General Mills posted its first increase in quarterly sales since early 2015, with across-the-board growth led by cereals including its new Chocolate Peanut Butter Cheerios product.
The 2% jump in revenue to $4.20 billion for the second quarter reflected a 7% increase for the U.S. cereal operating unit and a 5% increase for U.S. snacks. Revenue from the North America retail segment, General Mills’ largest business division, rose 1% to $2.77 billion.
Gross margin declined 260 basis points to 34.4% of net sales but adjusted earnings of 82 cents per share were in line with analysts’ estimates.

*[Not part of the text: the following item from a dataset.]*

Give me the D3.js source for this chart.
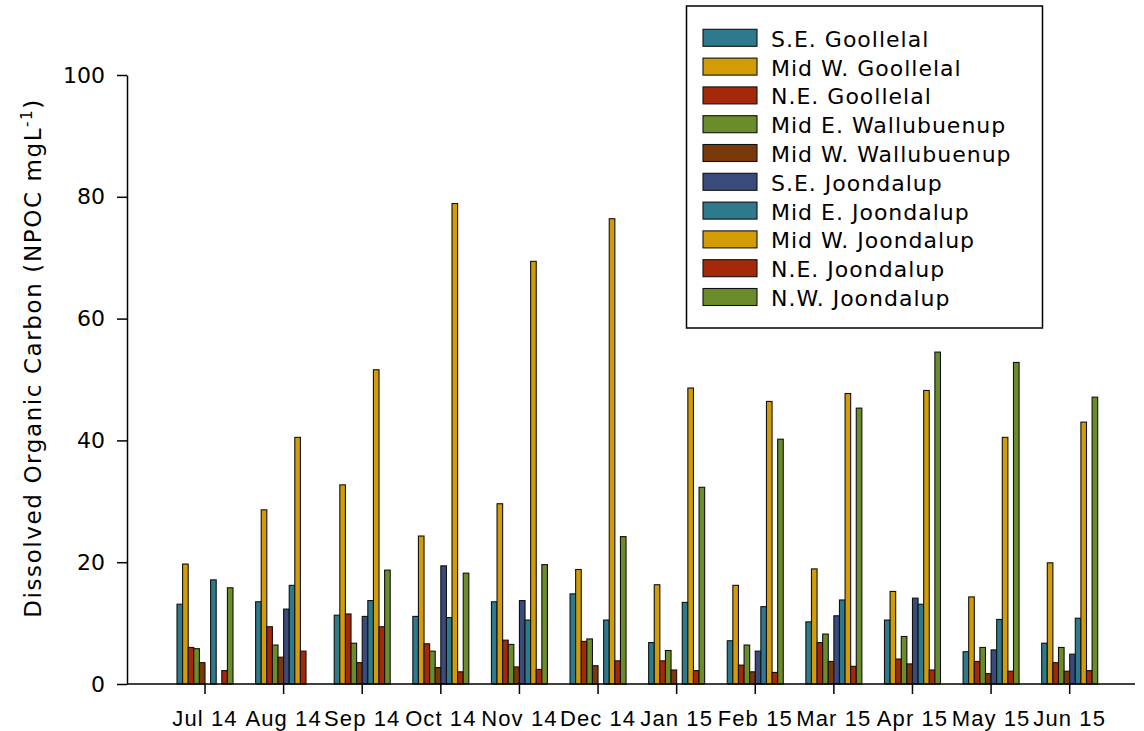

“I’m pleased with the breadth of the topline improvement we delivered this quarter across our geographies, product platforms, and channels,” General Mills CEO Jeff Harmening said in a news release. “We’re executing better, with stronger innovation, more effective brand building, and better merchandising leading to market share gains in the majority of our key global platforms.”
The cereal surge was powered in part by a strong sell-in for Chocolate Peanut Butter Cheerios while cereals including Lucky Charms led performance in Nielsen-measured outlets.
On the snacks side, growth in sales of Lärabar and Nature Valley snack bars and fruit snacks offset declines in Fiber One snack bars. Yogurt sales fell 11% in North America but that was an improvement on the 17% drop a year ago, with the French-style Oui product accounting for nearly 10% of sales.
Another new product, Pillsbury Stuffed Waffles, also made a strong debut.
“People are eating healthier and want organic and non-GMO and they want pure ingredients,” Harmening told the Minneapolis Star-Tribune. “Well, Stuffed Waffles is probably none of those things, but they taste really good and they’ve got a job to do, which is fill you up in the morning.”
General Mills now expects 2018 organic sales growth to be between flat and down 1%, up from the prior forecast of a decline of 1% to 2%. “We’ve got work to do but we’re pleased with what we see in this quarter and we’re looking to continue the momentum,” Harmening said.